I’ve finally written my letter to Sensei, yes, after so long. I have wanted to share my determinations with him especially in terms of my studies. However, I fear that I might not be able to accomplish whatever I thought I want to do. As a matter of fact, my results have all turned out to be bleak for now. And I know those significant percentage of term papers will play a huge part.

I feel so happy after I finish typing, cos… i realized it’s been really too long since i wrote to sensei, cos of all the emotional baggages i’ve been carrying. Aside the failure to study in SUA as promised, I have been feeling utterly awful about going against them to get with W last time. Anyway, I realize I’m really for real, getting over him. I think of him, but it’s not the miss him kind of thinking. In fact, I’m only abit worried about his job search but that’s purely some kind of concern. There’s no hatred anymore and I hope to become normal friends soon. Of course, not now, i don’t want to wreak my stable boat yet. And I’m also wondering if he is aware of his sis’s state.

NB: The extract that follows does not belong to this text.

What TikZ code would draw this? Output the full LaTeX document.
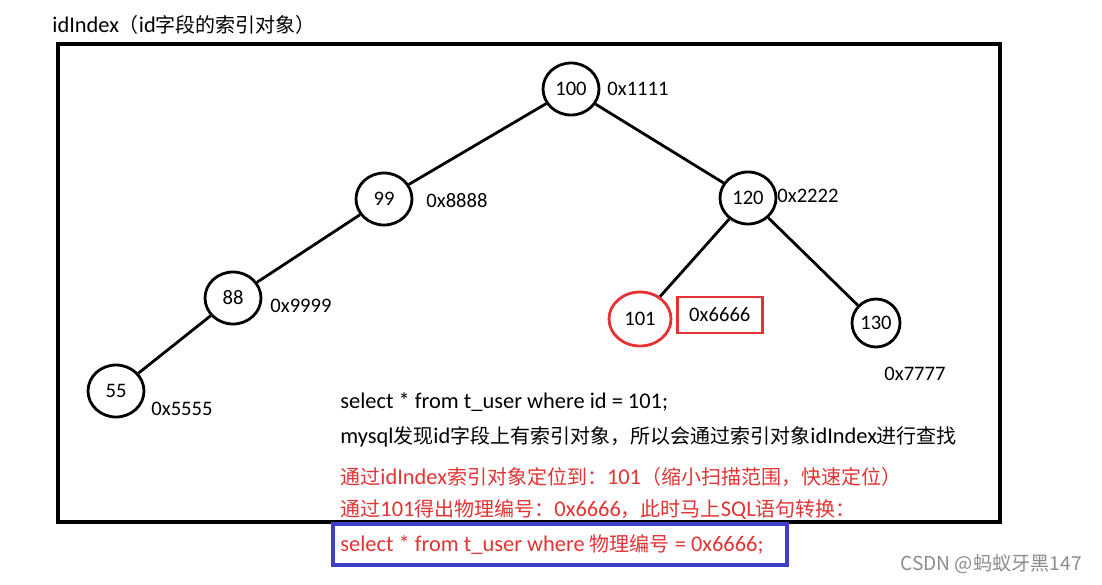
\documentclass[tikz,border=0pt]{standalone}
\usepackage{fontspec}
\setmainfont[Scale=1.12]{Carlito}
\newfontfamily\cjk{Noto Sans CJK SC}
\usetikzlibrary{shapes.geometric}
\definecolor{hitred}{RGB}{226,52,52}
\definecolor{boxblue}{RGB}{62,62,200}
\newcommand{\zh}[1]{{\cjk #1}}
\begin{document}
\begin{tikzpicture}[x=0.5pt,y=-0.5pt,
    keynode/.style={ellipse, draw, line width=1.4pt, minimum width=28pt, minimum height=26pt, inner sep=0pt, font=\fontsize{9.2}{11}\selectfont},
    addr/.style={anchor=west, inner sep=0pt, font=\fontsize{9.2}{11}\selectfont},
    sqlline/.style={anchor=base west, inner sep=0pt, font=\fontsize{10}{12}\selectfont},
    edge/.style={line width=1.4pt}]
    \useasboundingbox[fill=white] (0,0) rectangle (1102,584);
    \node[sqlline] (title) at (52,32) {idIndex\zh{（}id\zh{字段的索引对象）}};
    \draw[line width=1.6pt] (58,44) rectangle (1000,522);
    % the index tree
    \node[keynode] (n100) at (571,89) {100};
    \node[keynode] (n99) at (384,199) {99};
    \node[keynode] (n120) at (748,198) {120};
    \node[keynode] (n88) at (233,298) {88};
    \node[keynode] (n55) at (116,391) {55};
    \node[keynode, draw=hitred, minimum width=31pt, minimum height=27pt] (n101) at (640,319) {101};
    \node[keynode, minimum width=24pt, minimum height=24pt] (n130) at (876,323) {130};
    \draw[edge] (n100) -- (n99);
    \draw[edge] (n100) -- (n120);
    \draw[edge] (n99) -- (n88);
    \draw[edge] (n88) -- (n55);
    \draw[edge] (n120) -- (n101);
    \draw[edge] (n120) -- (n130);
    % addresses
    \node[addr] (a100) at (607,89) {0x1111};
    \node[addr] (a99) at (426,201) {0x8888};
    \node[addr] (a120) at (777,196) {0x2222};
    \node[addr] (a88) at (270,306) {0x9999};
    \node[addr] (a55) at (151,409) {0x5555};
    \node[addr] (a130) at (884,374) {0x7777};
    \node[addr, draw=hitred, line width=1.3pt, minimum width=42.5pt, minimum height=18pt, inner sep=3pt] (a101) at (676,315) {0x6666};
    % explanation
    \node[sqlline] (q1) at (340,408) {select * from t\_user where id = 101;};
    \node[sqlline] (q2) at (340,443) {mysql\zh{发现}id\zh{字段上有索引对象，所以会通过索引对象}idIndex\zh{进行查找}};
    \node[sqlline, text=hitred] (q3) at (340,484) {\zh{通过}idIndex\zh{索引对象定位到：}101\zh{（缩小扫描范围，快速定位）}};
    \node[sqlline, text=hitred] (q4) at (340,516) {\zh{通过}101\zh{得出物理编号：}0x6666\zh{，此时马上}SQL\zh{语句转换：}};
    \draw[boxblue, line width=1.6pt] (333,524) rectangle (787,565);
    \node[sqlline, text=hitred] (q5) at (340,551) {select * from t\_user where \zh{物理编号} = 0x6666;};
    \node[sqlline, text=black!45, font=\cjk\fontsize{9.6}{11}\selectfont] (mark) at (900,570) {CSDN @蚂蚁牙黑147};
\end{tikzpicture}
\end{document}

All along I am aware that prioritizing Gakkai is the best strategy. However, I’m just constantly deluded having more time for my studies is more important. It has proven to be wrong. After the meeting just now, I realize R5 FD hasn’t grown much.. in fact, we are constantly facing the lack of ICs problem. It’s ALWAYS the same problem. I set a determination that we must have a revolution. I tried sharing with the rest, but somehow the message isn’t brought across. I recalled sharing that before, and well, we tried to do some stuffs, but never work out still. Hence, I decided I should just spearhead it all my own first to get the momentum moving. As long as my heart is for the sake of mentor, everything MUST and WILL be in the right rhythm. Many times we try to strategise, but… never successful. I don’t wish to be an all talk but no results person. This time round, I don’t want to talk too much. Just write my determination to Sensei and do my job, achieve results and report to sensei, and that’s it.

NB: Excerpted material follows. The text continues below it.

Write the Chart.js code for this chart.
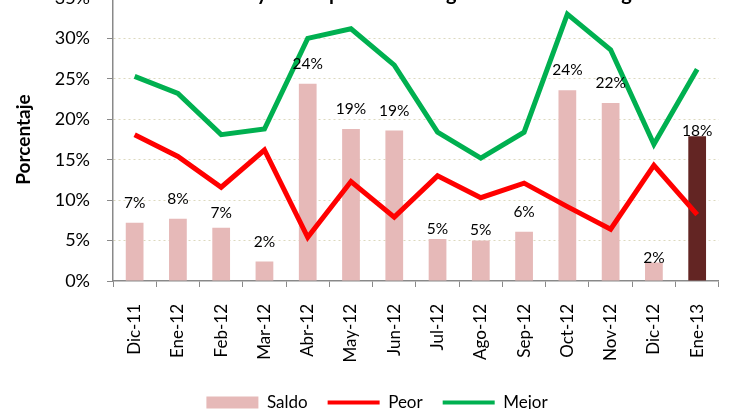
<!DOCTYPE html>
<html>
<head>
<meta charset="utf-8">
<script src="https://cdn.jsdelivr.net/npm/chart.js@4.4.1/dist/chart.umd.min.js"></script>
<style>
html,body{margin:0;padding:0;width:735px;height:409px;overflow:hidden;background:#fff;}
#wrap{position:absolute;left:0;top:-40px;width:735px;height:462px;}
</style>
</head>
<body>
<div id="wrap"><canvas id="c"></canvas></div>
<script>
// ---- data ----
const categories = ['Dic-11','Ene-12','Feb-12','Mar-12','Abr-12','May-12','Jun-12','Jul-12','Ago-12','Sep-12','Oct-12','Nov-12','Dic-12','Ene-13'];
const saldo = [7.2, 7.7, 6.6, 2.4, 24.4, 18.8, 18.6, 5.2, 5.0, 6.1, 23.6, 22.0, 2.3, 17.9];
const peor  = [18.1, 15.4, 11.6, 16.2, 5.4, 12.3, 7.9, 13.0, 10.3, 12.1, 9.2, 6.4, 14.3, 8.2];
const mejor = [25.3, 23.2, 18.1, 18.8, 30.0, 31.2, 26.7, 18.4, 15.2, 18.4, 33.0, 28.6, 16.9, 26.2];
const yTickValues = [0, 5, 10, 15, 20, 25, 30, 35];
const seriesNames = ['Saldo', 'Peor', 'Mejor'];
const yTitle = 'Porcentaje';
const chartTitlePrefix = 'Evolución del Saldo ';
const chartTitle = 'Evolución del Saldo y las Empresas de Riego en los Cultivos Agrícolas';

// ---- styles ----
const PINK = '#E6B9B8', DARK = '#632523', RED = '#FF0000', GREEN = '#00B050';
const AXIS = '#898989', GRID = '#DCD9BE';
const labelGap = 15;
const labelGapOverrides = {2: 10, 7: 5, 8: 6, 12: -1, 13: 0};

Chart.defaults.font.family = 'Lato';
Chart.defaults.color = '#000';

const barLabels = {
  id: 'barLabels',
  afterDatasetsDraw(chart) {
    const ctx = chart.ctx;
    const meta = chart.getDatasetMeta(0);
    ctx.save();
    ctx.font = '15.5px Lato';
    ctx.fillStyle = '#000';
    ctx.textAlign = 'center';
    ctx.textBaseline = 'alphabetic';
    meta.data.forEach((bar, i) => {
      const gap = (i in labelGapOverrides) ? labelGapOverrides[i] : labelGap;
      ctx.fillText(Math.round(saldo[i]) + '%', bar.x, bar.y - gap);
    });
    ctx.restore();
  }
};

const topTitle = {
  id: 'topTitle',
  beforeDatasetsDraw(chart) {
    const ctx = chart.ctx;
    ctx.save();
    ctx.font = 'bold 20px Lato';
    ctx.fillStyle = '#000';
    ctx.textAlign = 'left';
    ctx.textBaseline = 'alphabetic';
    const x0 = 262 - ctx.measureText(chartTitlePrefix).width - ctx.measureText('y').width / 2;
    ctx.fillText(chartTitle, x0, 39.5);
    ctx.restore();
  }
};

new Chart(document.getElementById('c'), {
  type: 'bar',
  data: {
    labels: categories,
    datasets: [
      {
        type: 'bar', label: seriesNames[0], data: saldo, order: 2,
        backgroundColor: (c) => c.dataIndex === categories.length - 1 ? DARK : PINK,
        borderWidth: 0, barPercentage: 0.41, categoryPercentage: 1
      },
      {
        type: 'line', label: seriesNames[1], data: peor, order: 1,
        borderColor: RED, backgroundColor: RED, borderWidth: 5, pointRadius: 0,
        tension: 0, borderJoinStyle: 'miter', fill: false
      },
      {
        type: 'line', label: seriesNames[2], data: mejor, order: 1,
        borderColor: GREEN, backgroundColor: GREEN, borderWidth: 5, pointRadius: 0,
        tension: 0, borderJoinStyle: 'miter', fill: false
      }
    ]
  },
  options: {
    responsive: true,
    maintainAspectRatio: false,
    animation: false,
    layout: { padding: { left: 31, right: 12, top: 38, bottom: 1 } },
    plugins: {
      title: { display: false },
      tooltip: { enabled: false },
      legend: {
        position: 'bottom',
        labels: {
          usePointStyle: true,
          pointStyleWidth: 52,
          boxHeight: 12,
          padding: 20,
          font: { size: 17 },
          color: '#000',
          sort: (a, b) => a.datasetIndex - b.datasetIndex,
          generateLabels(chart) {
            const items = Chart.defaults.plugins.legend.labels.generateLabels(chart);
            items.forEach(it => {
              const ds = chart.data.datasets[it.datasetIndex];
              if (ds.type === 'line') {
                it.pointStyle = 'line';
                it.lineWidth = 4;
                it.strokeStyle = ds.borderColor;
              } else {
                it.pointStyle = 'rect';
                it.fillStyle = PINK;
                it.strokeStyle = PINK;
                it.lineWidth = 0;
              }
            });
            return items;
          }
        }
      }
    },
    scales: {
      x: {
        offset: true,
        afterFit(scale) { scale.height = 93; },
        grid: { display: true, drawOnChartArea: false, drawTicks: true, tickLength: 6, tickColor: AXIS, tickWidth: 1, offset: true },
        border: { display: true, color: AXIS, width: 1.5 },
        ticks: { autoSkip: false, minRotation: 90, maxRotation: 90, padding: 17, font: { size: 17 }, color: '#000' }
      },
      y: {
        min: 0, max: 35,
        afterFit(scale) { scale.width = 82; },
        afterBuildTicks(scale) { scale.ticks = yTickValues.map(v => ({ value: v })); },
        grid: { color: (c) => c.tick && c.tick.value === 0 ? 'rgba(0,0,0,0)' : GRID, lineWidth: 1, drawTicks: true, tickLength: 6, tickColor: AXIS, tickWidth: 1, tickBorderDash: [] },
        border: { display: true, color: AXIS, width: 1.5, dash: [2, 3] },
        ticks: { padding: 17, font: { size: 18 }, color: '#000', callback: (v) => v + '%' },
        title: { display: true, text: yTitle, font: { size: 19, weight: 'bold' }, color: '#000', padding: { top: -19, bottom: 0 } }
      }
    }
  },
  plugins: [barLabels, topTitle]
});
</script>
</body>
</html>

Also, since I’ve delayed my transfer to the next chapter, i’m determined to create a wave. have no YWD Pgrs at the moment. But must fight a near-dying campaign that I must win by 3.16 next year. before i transfer out. And an unbreakable foundation of YWD leaders must be forged by then. This means i have to struggle 100% more than now. I’m worried about this, cos i determined to have 1 YWD conferment in each district. That makes it 4. Every gal must gain victory in Gohonzon conferment… if not, wait till when?

Of cos, determining for 4 As is really bullshit. But this one really must be base on Daimoku. Must struggle happily. Must chant so hard that the impossible will happen. It is especially crucial… cos I’m waging a kofu battle, and the tidal waves will surge even higher. But I must be fearless! Because in this deluded age, where all the intelligent without ground philosophy are the scholars, Sensei’s disciples must stand up and be on par, even be better than them, to prove mentor’s greatness. I imagine a day when i search databases and find many famous scholarly journals written disciples who write with the bastion of a pen… nothing but the truth and for the sake of the justice and righteousness.

In any case, I have a battle to wage. more like, 4, exactly. I will fight the way I never fought before. This is my start of 奮戰.

  1.  
    1. 我一定要在每一科目达到A
    2. 我一定要在3.16 2009年之前,培育XX支部女子部地区干事S, M, RTY成为要回应恩师的真实弟子。
    3. 我一定要在3.16 2009 年之前,有四为新的女子部会友,敬领御本尊。